Housing 'catastrophe' predicted before cuts made
Housing 'catastrophe' predicted before cuts made Brett Wortman

Senate warned of housing 'catastrophe' months before cuts

A SENATE committee was told the "housing affordability crisis" would turn into a "catastrophe" if nothing was done three months before outgoing Social Services Minister Kevin Andrews cut the federal homelessness budget this week.

Homelessness services around the country are in uproar after the Social Services department sent letters to several groups on Monday telling them funding would be cut.

It is understood the cuts included an end to the $5 million a year funding for National Shelter; $260,000 cut from Financial Counselling Australia, as well as cuts to other groups including Homelessness Australia and the Community Housing Federation of Australia; overall reportedly totalling more than $200 million over four years.

While the cuts focus on homelessness grants, funding will continue for legislated programs under the National Affordable Housing Agreement and some services were advised earlier this year grants may be cut.

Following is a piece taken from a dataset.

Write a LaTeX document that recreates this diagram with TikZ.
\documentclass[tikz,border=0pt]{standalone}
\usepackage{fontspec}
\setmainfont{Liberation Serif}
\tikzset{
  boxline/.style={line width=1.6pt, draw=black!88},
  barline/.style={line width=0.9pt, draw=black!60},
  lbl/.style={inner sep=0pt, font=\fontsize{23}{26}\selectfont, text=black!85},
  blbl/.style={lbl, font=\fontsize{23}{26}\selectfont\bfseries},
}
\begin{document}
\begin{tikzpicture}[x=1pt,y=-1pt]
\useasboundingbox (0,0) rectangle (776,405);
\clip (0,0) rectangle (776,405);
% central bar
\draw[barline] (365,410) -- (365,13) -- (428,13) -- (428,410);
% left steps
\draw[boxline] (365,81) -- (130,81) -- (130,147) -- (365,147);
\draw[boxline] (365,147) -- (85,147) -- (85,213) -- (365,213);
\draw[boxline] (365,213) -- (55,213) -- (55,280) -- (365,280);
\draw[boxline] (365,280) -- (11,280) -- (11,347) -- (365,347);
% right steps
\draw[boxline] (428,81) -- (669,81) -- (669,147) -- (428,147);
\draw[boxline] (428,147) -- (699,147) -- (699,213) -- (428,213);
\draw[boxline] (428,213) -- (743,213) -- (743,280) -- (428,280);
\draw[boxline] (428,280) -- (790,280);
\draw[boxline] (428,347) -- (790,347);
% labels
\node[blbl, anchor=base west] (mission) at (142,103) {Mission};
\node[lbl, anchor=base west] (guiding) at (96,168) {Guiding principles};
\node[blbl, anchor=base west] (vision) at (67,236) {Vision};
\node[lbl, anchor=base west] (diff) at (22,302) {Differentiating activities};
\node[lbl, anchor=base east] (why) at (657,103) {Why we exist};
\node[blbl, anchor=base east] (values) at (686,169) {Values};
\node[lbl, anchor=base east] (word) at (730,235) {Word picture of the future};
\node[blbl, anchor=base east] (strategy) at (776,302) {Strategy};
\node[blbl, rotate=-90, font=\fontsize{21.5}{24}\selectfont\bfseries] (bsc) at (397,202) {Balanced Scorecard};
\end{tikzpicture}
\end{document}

National Shelter chief executive Adrian Pisarski said the cut was "callous"; describing it as a move to "silence the voices of the vulnerable by reneging on contracts".

While the department did not respond to questions on Tuesday, Mr Pisarski had already told a Senate inquiry into affordable housing about the scale of the problem facing the nation on homelessness and housing affordability.

In a public hearing in September, he told the committee the nation was already in the grip of a "crisis in affordable housing" and if it was not addressed "it will become a catastrophe".

Mr Pisarski said the current housing and tax systems, including tax breaks for property investors was "increasing wealth for those who already have some and it is increasing poverty for people who have nothing or very little".

"It seems to have abandoned its dedication to home ownership as an objective and increasingly we are becoming a nation of renters," he said at the time.

As the Senate committee prepares to present its final report in March, housing will stay on the agenda, with Greens Senator Rachel Siewert pledging to move for a new Senate inquiry into the cuts for homelessness services when parliament resumes.